▶ **Challenge**: Extract the data exactly, missing nothing.

** START OF Material **

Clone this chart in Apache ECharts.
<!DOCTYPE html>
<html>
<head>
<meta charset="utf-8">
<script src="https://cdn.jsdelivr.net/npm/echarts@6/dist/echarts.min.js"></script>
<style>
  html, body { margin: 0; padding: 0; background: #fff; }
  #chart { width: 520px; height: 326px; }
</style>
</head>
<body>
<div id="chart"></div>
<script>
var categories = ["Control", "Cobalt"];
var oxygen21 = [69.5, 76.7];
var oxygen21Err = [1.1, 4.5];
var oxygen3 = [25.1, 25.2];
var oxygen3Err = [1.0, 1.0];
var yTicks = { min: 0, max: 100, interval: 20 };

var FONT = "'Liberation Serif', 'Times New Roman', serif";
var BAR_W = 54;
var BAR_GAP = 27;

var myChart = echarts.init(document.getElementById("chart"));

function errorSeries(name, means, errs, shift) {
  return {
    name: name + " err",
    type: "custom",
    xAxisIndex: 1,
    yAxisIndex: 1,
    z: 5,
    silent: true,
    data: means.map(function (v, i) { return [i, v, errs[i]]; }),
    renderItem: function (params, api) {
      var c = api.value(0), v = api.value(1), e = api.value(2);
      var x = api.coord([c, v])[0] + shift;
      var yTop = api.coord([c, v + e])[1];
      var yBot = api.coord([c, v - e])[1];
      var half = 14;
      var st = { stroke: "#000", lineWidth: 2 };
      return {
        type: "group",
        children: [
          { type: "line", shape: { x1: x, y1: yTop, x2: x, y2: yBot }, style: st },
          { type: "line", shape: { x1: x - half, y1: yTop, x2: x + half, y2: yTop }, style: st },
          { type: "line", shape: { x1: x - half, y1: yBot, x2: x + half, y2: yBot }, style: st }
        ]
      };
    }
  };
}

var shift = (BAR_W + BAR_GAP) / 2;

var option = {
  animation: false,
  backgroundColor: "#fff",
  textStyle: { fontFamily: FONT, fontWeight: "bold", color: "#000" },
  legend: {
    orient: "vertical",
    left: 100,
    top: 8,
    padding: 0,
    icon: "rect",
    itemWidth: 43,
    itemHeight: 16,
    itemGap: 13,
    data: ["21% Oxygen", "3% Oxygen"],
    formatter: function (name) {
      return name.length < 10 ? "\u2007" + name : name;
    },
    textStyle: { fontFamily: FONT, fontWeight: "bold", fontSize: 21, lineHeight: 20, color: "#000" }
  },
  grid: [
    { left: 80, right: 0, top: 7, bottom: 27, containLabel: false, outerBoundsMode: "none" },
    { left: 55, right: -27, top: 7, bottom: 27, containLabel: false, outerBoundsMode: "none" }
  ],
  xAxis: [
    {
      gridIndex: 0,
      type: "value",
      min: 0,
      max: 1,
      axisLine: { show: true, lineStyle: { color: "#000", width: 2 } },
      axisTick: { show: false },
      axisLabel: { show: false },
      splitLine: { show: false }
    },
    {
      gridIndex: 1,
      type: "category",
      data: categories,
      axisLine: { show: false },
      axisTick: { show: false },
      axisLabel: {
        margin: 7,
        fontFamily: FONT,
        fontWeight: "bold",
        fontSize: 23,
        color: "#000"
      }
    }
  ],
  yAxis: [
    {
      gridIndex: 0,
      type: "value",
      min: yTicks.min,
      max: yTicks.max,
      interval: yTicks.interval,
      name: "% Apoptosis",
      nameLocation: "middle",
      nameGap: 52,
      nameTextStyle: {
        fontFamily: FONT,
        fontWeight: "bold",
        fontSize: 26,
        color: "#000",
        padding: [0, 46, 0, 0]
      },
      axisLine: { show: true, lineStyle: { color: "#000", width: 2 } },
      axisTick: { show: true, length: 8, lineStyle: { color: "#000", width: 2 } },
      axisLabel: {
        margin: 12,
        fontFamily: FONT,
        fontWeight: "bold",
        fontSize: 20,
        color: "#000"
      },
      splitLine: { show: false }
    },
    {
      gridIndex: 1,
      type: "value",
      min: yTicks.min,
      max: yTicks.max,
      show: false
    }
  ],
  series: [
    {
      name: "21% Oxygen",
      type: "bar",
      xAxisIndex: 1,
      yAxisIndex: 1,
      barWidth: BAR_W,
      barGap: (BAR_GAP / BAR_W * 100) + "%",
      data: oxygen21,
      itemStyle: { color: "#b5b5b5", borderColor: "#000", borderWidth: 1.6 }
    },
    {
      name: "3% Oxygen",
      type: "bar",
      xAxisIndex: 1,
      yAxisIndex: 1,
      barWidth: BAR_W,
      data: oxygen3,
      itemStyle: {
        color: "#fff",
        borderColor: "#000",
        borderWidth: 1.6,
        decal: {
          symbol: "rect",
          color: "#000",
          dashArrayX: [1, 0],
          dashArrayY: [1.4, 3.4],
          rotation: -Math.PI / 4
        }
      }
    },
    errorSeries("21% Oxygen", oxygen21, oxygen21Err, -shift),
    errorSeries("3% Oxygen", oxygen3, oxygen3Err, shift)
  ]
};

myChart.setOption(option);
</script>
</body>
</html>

** END OF Material **

▶ **Output for this exercise**:
Clone this chart in Apache ECharts.
<!DOCTYPE html>
<html>
<head>
<meta charset="utf-8">
<script src="https://cdn.jsdelivr.net/npm/echarts@6/dist/echarts.min.js"></script>
<style>
  html, body { margin: 0; padding: 0; background: #fff; }
  #chart { width: 520px; height: 326px; }
</style>
</head>
<body>
<div id="chart"></div>
<script>
var categories = ["Control", "Cobalt"];
var oxygen21 = [69.5, 76.7];
var oxygen21Err = [1.1, 4.5];
var oxygen3 = [25.1, 25.2];
var oxygen3Err = [1.0, 1.0];
var yTicks = { min: 0, max: 100, interval: 20 };

var FONT = "'Liberation Serif', 'Times New Roman', serif";
var BAR_W = 54;
var BAR_GAP = 27;

var myChart = echarts.init(document.getElementById("chart"));

function errorSeries(name, means, errs, shift) {
  return {
    name: name + " err",
    type: "custom",
    xAxisIndex: 1,
    yAxisIndex: 1,
    z: 5,
    silent: true,
    data: means.map(function (v, i) { return [i, v, errs[i]]; }),
    renderItem: function (params, api) {
      var c = api.value(0), v = api.value(1), e = api.value(2);
      var x = api.coord([c, v])[0] + shift;
      var yTop = api.coord([c, v + e])[1];
      var yBot = api.coord([c, v - e])[1];
      var half = 14;
      var st = { stroke: "#000", lineWidth: 2 };
      return {
        type: "group",
        children: [
          { type: "line", shape: { x1: x, y1: yTop, x2: x, y2: yBot }, style: st },
          { type: "line", shape: { x1: x - half, y1: yTop, x2: x + half, y2: yTop }, style: st },
          { type: "line", shape: { x1: x - half, y1: yBot, x2: x + half, y2: yBot }, style: st }
        ]
      };
    }
  };
}

var shift = (BAR_W + BAR_GAP) / 2;

var option = {
  animation: false,
  backgroundColor: "#fff",
  textStyle: { fontFamily: FONT, fontWeight: "bold", color: "#000" },
  legend: {
    orient: "vertical",
    left: 100,
    top: 8,
    padding: 0,
    icon: "rect",
    itemWidth: 43,
    itemHeight: 16,
    itemGap: 13,
    data: ["21% Oxygen", "3% Oxygen"],
    formatter: function (name) {
      return name.length < 10 ? "\u2007" + name : name;
    },
    textStyle: { fontFamily: FONT, fontWeight: "bold", fontSize: 21, lineHeight: 20, color: "#000" }
  },
  grid: [
    { left: 80, right: 0, top: 7, bottom: 27, containLabel: false, outerBoundsMode: "none" },
    { left: 55, right: -27, top: 7, bottom: 27, containLabel: false, outerBoundsMode: "none" }
  ],
  xAxis: [
    {
      gridIndex: 0,
      type: "value",
      min: 0,
      max: 1,
      axisLine: { show: true, lineStyle: { color: "#000", width: 2 } },
      axisTick: { show: false },
      axisLabel: { show: false },
      splitLine: { show: false }
    },
    {
      gridIndex: 1,
      type: "category",
      data: categories,
      axisLine: { show: false },
      axisTick: { show: false },
      axisLabel: {
        margin: 7,
        fontFamily: FONT,
        fontWeight: "bold",
        fontSize: 23,
        color: "#000"
      }
    }
  ],
  yAxis: [
    {
      gridIndex: 0,
      type: "value",
      min: yTicks.min,
      max: yTicks.max,
      interval: yTicks.interval,
      name: "% Apoptosis",
      nameLocation: "middle",
      nameGap: 52,
      nameTextStyle: {
        fontFamily: FONT,
        fontWeight: "bold",
        fontSize: 26,
        color: "#000",
        padding: [0, 46, 0, 0]
      },
      axisLine: { show: true, lineStyle: { color: "#000", width: 2 } },
      axisTick: { show: true, length: 8, lineStyle: { color: "#000", width: 2 } },
      axisLabel: {
        margin: 12,
        fontFamily: FONT,
        fontWeight: "bold",
        fontSize: 20,
        color: "#000"
      },
      splitLine: { show: false }
    },
    {
      gridIndex: 1,
      type: "value",
      min: yTicks.min,
      max: yTicks.max,
      show: false
    }
  ],
  series: [
    {
      name: "21% Oxygen",
      type: "bar",
      xAxisIndex: 1,
      yAxisIndex: 1,
      barWidth: BAR_W,
      barGap: (BAR_GAP / BAR_W * 100) + "%",
      data: oxygen21,
      itemStyle: { color: "#b5b5b5", borderColor: "#000", borderWidth: 1.6 }
    },
    {
      name: "3% Oxygen",
      type: "bar",
      xAxisIndex: 1,
      yAxisIndex: 1,
      barWidth: BAR_W,
      data: oxygen3,
      itemStyle: {
        color: "#fff",
        borderColor: "#000",
        borderWidth: 1.6,
        decal: {
          symbol: "rect",
          color: "#000",
          dashArrayX: [1, 0],
          dashArrayY: [1.4, 3.4],
          rotation: -Math.PI / 4
        }
      }
    },
    errorSeries("21% Oxygen", oxygen21, oxygen21Err, -shift),
    errorSeries("3% Oxygen", oxygen3, oxygen3Err, shift)
  ]
};

myChart.setOption(option);
</script>
</body>
</html>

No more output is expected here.